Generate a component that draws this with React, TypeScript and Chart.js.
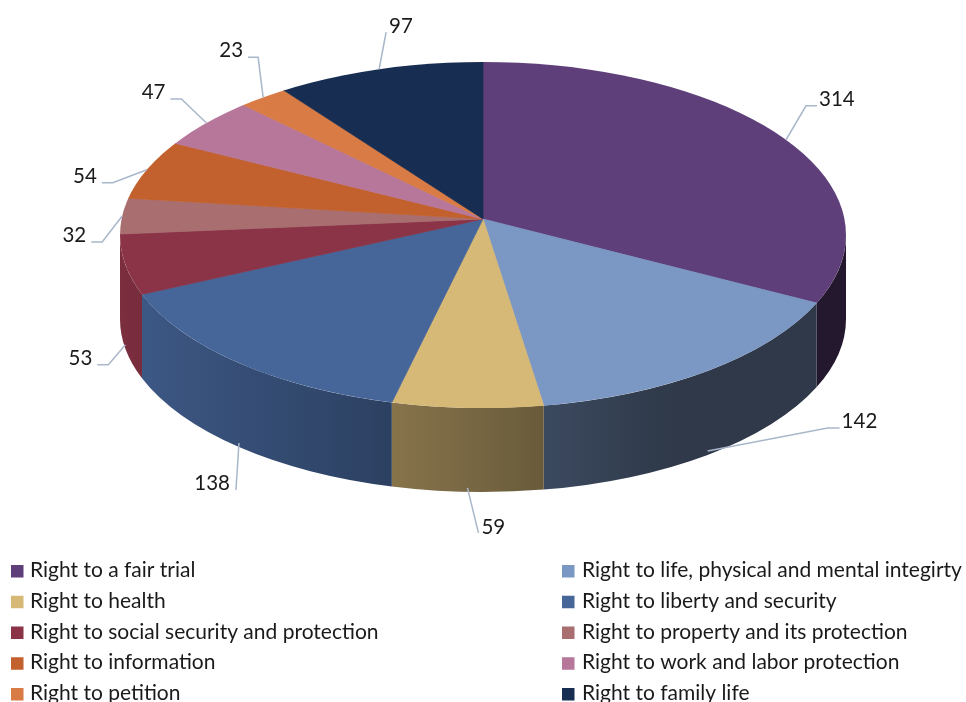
import { useEffect, useRef } from "react";
import { Chart, registerables } from "chart.js";

Chart.register(...registerables);

const categories = [
  "Right to a fair trial",
  "Right to life, physical and mental integirty",
  "Right to health",
  "Right to liberty and security",
  "Right to social security and protection",
  "Right to property and its protection",
  "Right to information",
  "Right to work and labor protection",
  "Right to petition",
  "Right to family life",
];
const values = [314, 142, 59, 138, 53, 32, 54, 47, 23, 97];
const sliceColors = [
  "#5f3f7a",
  "#7b97c3",
  "#d6b877",
  "#46669a",
  "#8b3447",
  "#a86e70",
  "#c2612d",
  "#b7779b",
  "#d97b45",
  "#172d52",
];

// layout of the 3D projection (top face ellipse, apex seen in perspective, side depth)
const CX = 483;
const CY = 235;
const RX = 363;
const RY = 173;
const APEX_Y = 219;
const DEPTH = 84;
const K = RY / RX;
const PIE_RADIUS = 400;

// leader line layout (elbow offset from the slice's rim anchor)
const labelLayout = [
  { dx: 20, dy: -34, tail: 11, side: 1 },
  { dx: 120, dy: -23, tail: 12, side: 1 },
  { dx: 11, dy: 45, tail: 0, side: 1 },
  { dx: -3, dy: 47, tail: 0, side: -1 },
  { dx: -17, dy: 20, tail: -11, side: -1 },
  { dx: -20, dy: 26, tail: -11, side: -1 },
  { dx: -34, dy: 13, tail: -11, side: -1 },
  { dx: -25, dy: -24, tail: -11, side: -1 },
  { dx: -5, dy: -40, tail: -10, side: -1 },
  { dx: 7, dy: -37, tail: 0, side: 1 },
];

const FONT = "Lato, 'Liberation Sans', sans-serif";

function hexToRgb(hex: string) {
  const h = hex.replace("#", "");
  return [parseInt(h.slice(0, 2), 16), parseInt(h.slice(2, 4), 16), parseInt(h.slice(4, 6), 16)];
}
function shade(hex: string, f: number) {
  const [r, g, b] = hexToRgb(hex);
  return `rgb(${Math.round(r * f)},${Math.round(g * f)},${Math.round(b * f)})`;
}
function wallFactor(c: number) {
  return Math.max(0.38, Math.min(0.88, 0.88 - 0.333 * (c + 1)));
}

// parameter t on the rim ellipse hit by the slice boundary at angle theta (from the apex)
function rimT(theta: number) {
  const e = (CY - APEX_Y) / RY;
  const sn = Math.sin(theta);
  const cs = Math.cos(theta);
  const s = e * sn + Math.sqrt(e * e * sn * sn - e * e + 1);
  const u = s * cs;
  const v = -e + s * sn;
  let t = Math.atan2(v, u);
  t += 2 * Math.PI * Math.round((theta - t) / (2 * Math.PI));
  return t;
}

const pie3d = {
  id: "pie3d",
  beforeDatasetsDraw(chart: any) {
    const ctx: CanvasRenderingContext2D = chart.ctx;
    const meta = chart.getDatasetMeta(0);
    const arcs = meta.data;
    arcs.forEach((arc: any, i: number) => {
      const a = rimT(arc.startAngle);
      const b = rimT(arc.endAngle);
      const color = sliceColors[i];
      for (const off of [-2 * Math.PI, 0, 2 * Math.PI]) {
        const t1 = Math.max(a, off) - off;
        const t2 = Math.min(b, Math.PI + off) - off;
        if (t2 - t1 <= 0.0001) continue;
        const xL = CX + RX * Math.cos(t2);
        const xR = CX + RX * Math.cos(t1);
        let fill: any;
        if (xR - xL < 1) {
          fill = shade(color, wallFactor(Math.cos((t1 + t2) / 2)));
        } else {
          const g = ctx.createLinearGradient(xL, 0, xR, 0);
          for (let s = 0; s <= 10; s++) {
            const x = xL + ((xR - xL) * s) / 10;
            g.addColorStop(s / 10, shade(color, wallFactor((x - CX) / RX)));
          }
          fill = g;
        }
        ctx.save();
        ctx.beginPath();
        ctx.ellipse(CX, CY, RX, RY, 0, t1, t2, false);
        ctx.ellipse(CX, CY + DEPTH, RX, RY, 0, t2, t1, true);
        ctx.closePath();
        ctx.fillStyle = fill;
        ctx.fill();
        ctx.restore();
      }
    });
    const a0 = arcs[0];
    ctx.save();
    ctx.beginPath();
    ctx.ellipse(CX, CY, RX, RY, 0, 0, Math.PI * 2);
    ctx.clip();
    ctx.translate(CX, APEX_Y);
    ctx.scale(1, K);
    ctx.translate(-a0.x, -a0.y);
  },
  afterDatasetsDraw(chart: any) {
    chart.ctx.restore();
  },
};

const labelsPlugin = {
  id: "pieLabels",
  afterDraw(chart: any) {
    const ctx: CanvasRenderingContext2D = chart.ctx;
    const arcs = chart.getDatasetMeta(0).data;
    ctx.save();
    ctx.font = `20.5px ${FONT}`;
    ctx.fillStyle = "#1a1a1a";
    ctx.strokeStyle = "#a9b7ca";
    ctx.lineWidth = 1.5;
    ctx.textBaseline = "alphabetic";
    arcs.forEach((arc: any, i: number) => {
      const m = (rimT(arc.startAngle) + rimT(arc.endAngle)) / 2;
      const s = Math.sin(m);
      const ax = CX + RX * Math.cos(m);
      let ay = CY + RY * s;
      if (s > 0.05) ay += DEPTH - 4;
      const L = labelLayout[i];
      const ex = ax + L.dx;
      const ey = ay + L.dy;
      ctx.beginPath();
      ctx.moveTo(ax, ay);
      ctx.lineTo(ex, ey);
      if (L.tail !== 0) ctx.lineTo(ex + L.tail, ey);
      ctx.stroke();
      const txt = String(values[i]);
      if (L.tail > 0) {
        ctx.textAlign = "left";
        ctx.fillText(txt, ex + L.tail + 2, ey);
      } else if (L.tail < 0) {
        ctx.textAlign = "right";
        ctx.fillText(txt, ex + L.tail - 5, ey);
      } else if (L.side > 0) {
        ctx.textAlign = "left";
        ctx.fillText(txt, ex + 3, ey + 1);
      } else {
        ctx.textAlign = "right";
        ctx.fillText(txt, ex - 6, ey);
      }
    });
    ctx.restore();
  },
};

const legendPlugin = {
  id: "gridLegend",
  afterDraw(chart: any) {
    const ctx: CanvasRenderingContext2D = chart.ctx;
    ctx.save();
    ctx.font = `21px ${FONT}`;
    ctx.textAlign = "left";
    ctx.textBaseline = "alphabetic";
    categories.forEach((name, i) => {
      const col = i % 2;
      const row = Math.floor(i / 2);
      const baseline = 577 + row * 30.75;
      const sx = col === 0 ? 11 : 562;
      const tx = col === 0 ? 30 : 582;
      ctx.fillStyle = sliceColors[i];
      ctx.fillRect(sx, baseline - 12, 12.5, 12.5);
      ctx.fillStyle = "#1a1a1a";
      ctx.fillText(name, tx, baseline);
    });
    ctx.restore();
  },
};

export default function App() {
  const ref = useRef<HTMLCanvasElement | null>(null);
  useEffect(() => {
    if (!ref.current) return;
    const chart = new Chart(ref.current, {
      type: "pie",
      data: {
        labels: categories,
        datasets: [
          {
            data: values,
            backgroundColor: sliceColors,
            borderColor: sliceColors,
            borderWidth: 1,
            radius: PIE_RADIUS,
            clip: false,
            hoverOffset: 0,
          } as any,
        ],
      },
      options: {
        responsive: false,
        animation: false,
        events: [],
        layout: { padding: 0 },
        plugins: {
          legend: { display: false },
          tooltip: { enabled: false },
        },
      },
      plugins: [pie3d, labelsPlugin, legendPlugin],
    });
    return () => chart.destroy();
  }, []);
  return (
    <div style={{ position: "fixed", left: 0, top: 0, width: 966, height: 702, background: "#fff" }}>
      <canvas ref={ref} width={966} height={702} style={{ display: "block" }} />
    </div>
  );
}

• _What is asked_:
Quote every line word for word and keep the images out of the copy.

• _Task output_:
Generate a component that draws this with React, TypeScript and Chart.js.
import { useEffect, useRef } from "react";
import { Chart, registerables } from "chart.js";

Chart.register(...registerables);

const categories = [
  "Right to a fair trial",
  "Right to life, physical and mental integirty",
  "Right to health",
  "Right to liberty and security",
  "Right to social security and protection",
  "Right to property and its protection",
  "Right to information",
  "Right to work and labor protection",
  "Right to petition",
  "Right to family life",
];
const values = [314, 142, 59, 138, 53, 32, 54, 47, 23, 97];
const sliceColors = [
  "#5f3f7a",
  "#7b97c3",
  "#d6b877",
  "#46669a",
  "#8b3447",
  "#a86e70",
  "#c2612d",
  "#b7779b",
  "#d97b45",
  "#172d52",
];

// layout of the 3D projection (top face ellipse, apex seen in perspective, side depth)
const CX = 483;
const CY = 235;
const RX = 363;
const RY = 173;
const APEX_Y = 219;
const DEPTH = 84;
const K = RY / RX;
const PIE_RADIUS = 400;

// leader line layout (elbow offset from the slice's rim anchor)
const labelLayout = [
  { dx: 20, dy: -34, tail: 11, side: 1 },
  { dx: 120, dy: -23, tail: 12, side: 1 },
  { dx: 11, dy: 45, tail: 0, side: 1 },
  { dx: -3, dy: 47, tail: 0, side: -1 },
  { dx: -17, dy: 20, tail: -11, side: -1 },
  { dx: -20, dy: 26, tail: -11, side: -1 },
  { dx: -34, dy: 13, tail: -11, side: -1 },
  { dx: -25, dy: -24, tail: -11, side: -1 },
  { dx: -5, dy: -40, tail: -10, side: -1 },
  { dx: 7, dy: -37, tail: 0, side: 1 },
];

const FONT = "Lato, 'Liberation Sans', sans-serif";

function hexToRgb(hex: string) {
  const h = hex.replace("#", "");
  return [parseInt(h.slice(0, 2), 16), parseInt(h.slice(2, 4), 16), parseInt(h.slice(4, 6), 16)];
}
function shade(hex: string, f: number) {
  const [r, g, b] = hexToRgb(hex);
  return `rgb(${Math.round(r * f)},${Math.round(g * f)},${Math.round(b * f)})`;
}
function wallFactor(c: number) {
  return Math.max(0.38, Math.min(0.88, 0.88 - 0.333 * (c + 1)));
}

// parameter t on the rim ellipse hit by the slice boundary at angle theta (from the apex)
function rimT(theta: number) {
  const e = (CY - APEX_Y) / RY;
  const sn = Math.sin(theta);
  const cs = Math.cos(theta);
  const s = e * sn + Math.sqrt(e * e * sn * sn - e * e + 1);
  const u = s * cs;
  const v = -e + s * sn;
  let t = Math.atan2(v, u);
  t += 2 * Math.PI * Math.round((theta - t) / (2 * Math.PI));
  return t;
}

const pie3d = {
  id: "pie3d",
  beforeDatasetsDraw(chart: any) {
    const ctx: CanvasRenderingContext2D = chart.ctx;
    const meta = chart.getDatasetMeta(0);
    const arcs = meta.data;
    arcs.forEach((arc: any, i: number) => {
      const a = rimT(arc.startAngle);
      const b = rimT(arc.endAngle);
      const color = sliceColors[i];
      for (const off of [-2 * Math.PI, 0, 2 * Math.PI]) {
        const t1 = Math.max(a, off) - off;
        const t2 = Math.min(b, Math.PI + off) - off;
        if (t2 - t1 <= 0.0001) continue;
        const xL = CX + RX * Math.cos(t2);
        const xR = CX + RX * Math.cos(t1);
        let fill: any;
        if (xR - xL < 1) {
          fill = shade(color, wallFactor(Math.cos((t1 + t2) / 2)));
        } else {
          const g = ctx.createLinearGradient(xL, 0, xR, 0);
          for (let s = 0; s <= 10; s++) {
            const x = xL + ((xR - xL) * s) / 10;
            g.addColorStop(s / 10, shade(color, wallFactor((x - CX) / RX)));
          }
          fill = g;
        }
        ctx.save();
        ctx.beginPath();
        ctx.ellipse(CX, CY, RX, RY, 0, t1, t2, false);
        ctx.ellipse(CX, CY + DEPTH, RX, RY, 0, t2, t1, true);
        ctx.closePath();
        ctx.fillStyle = fill;
        ctx.fill();
        ctx.restore();
      }
    });
    const a0 = arcs[0];
    ctx.save();
    ctx.beginPath();
    ctx.ellipse(CX, CY, RX, RY, 0, 0, Math.PI * 2);
    ctx.clip();
    ctx.translate(CX, APEX_Y);
    ctx.scale(1, K);
    ctx.translate(-a0.x, -a0.y);
  },
  afterDatasetsDraw(chart: any) {
    chart.ctx.restore();
  },
};

const labelsPlugin = {
  id: "pieLabels",
  afterDraw(chart: any) {
    const ctx: CanvasRenderingContext2D = chart.ctx;
    const arcs = chart.getDatasetMeta(0).data;
    ctx.save();
    ctx.font = `20.5px ${FONT}`;
    ctx.fillStyle = "#1a1a1a";
    ctx.strokeStyle = "#a9b7ca";
    ctx.lineWidth = 1.5;
    ctx.textBaseline = "alphabetic";
    arcs.forEach((arc: any, i: number) => {
      const m = (rimT(arc.startAngle) + rimT(arc.endAngle)) / 2;
      const s = Math.sin(m);
      const ax = CX + RX * Math.cos(m);
      let ay = CY + RY * s;
      if (s > 0.05) ay += DEPTH - 4;
      const L = labelLayout[i];
      const ex = ax + L.dx;
      const ey = ay + L.dy;
      ctx.beginPath();
      ctx.moveTo(ax, ay);
      ctx.lineTo(ex, ey);
      if (L.tail !== 0) ctx.lineTo(ex + L.tail, ey);
      ctx.stroke();
      const txt = String(values[i]);
      if (L.tail > 0) {
        ctx.textAlign = "left";
        ctx.fillText(txt, ex + L.tail + 2, ey);
      } else if (L.tail < 0) {
        ctx.textAlign = "right";
        ctx.fillText(txt, ex + L.tail - 5, ey);
      } else if (L.side > 0) {
        ctx.textAlign = "left";
        ctx.fillText(txt, ex + 3, ey + 1);
      } else {
        ctx.textAlign = "right";
        ctx.fillText(txt, ex - 6, ey);
      }
    });
    ctx.restore();
  },
};

const legendPlugin = {
  id: "gridLegend",
  afterDraw(chart: any) {
    const ctx: CanvasRenderingContext2D = chart.ctx;
    ctx.save();
    ctx.font = `21px ${FONT}`;
    ctx.textAlign = "left";
    ctx.textBaseline = "alphabetic";
    categories.forEach((name, i) => {
      const col = i % 2;
      const row = Math.floor(i / 2);
      const baseline = 577 + row * 30.75;
      const sx = col === 0 ? 11 : 562;
      const tx = col === 0 ? 30 : 582;
      ctx.fillStyle = sliceColors[i];
      ctx.fillRect(sx, baseline - 12, 12.5, 12.5);
      ctx.fillStyle = "#1a1a1a";
      ctx.fillText(name, tx, baseline);
    });
    ctx.restore();
  },
};

export default function App() {
  const ref = useRef<HTMLCanvasElement | null>(null);
  useEffect(() => {
    if (!ref.current) return;
    const chart = new Chart(ref.current, {
      type: "pie",
      data: {
        labels: categories,
        datasets: [
          {
            data: values,
            backgroundColor: sliceColors,
            borderColor: sliceColors,
            borderWidth: 1,
            radius: PIE_RADIUS,
            clip: false,
            hoverOffset: 0,
          } as any,
        ],
      },
      options: {
        responsive: false,
        animation: false,
        events: [],
        layout: { padding: 0 },
        plugins: {
          legend: { display: false },
          tooltip: { enabled: false },
        },
      },
      plugins: [pie3d, labelsPlugin, legendPlugin],
    });
    return () => chart.destroy();
  }, []);
  return (
    <div style={{ position: "fixed", left: 0, top: 0, width: 966, height: 702, background: "#fff" }}>
      <canvas ref={ref} width={966} height={702} style={{ display: "block" }} />
    </div>
  );
}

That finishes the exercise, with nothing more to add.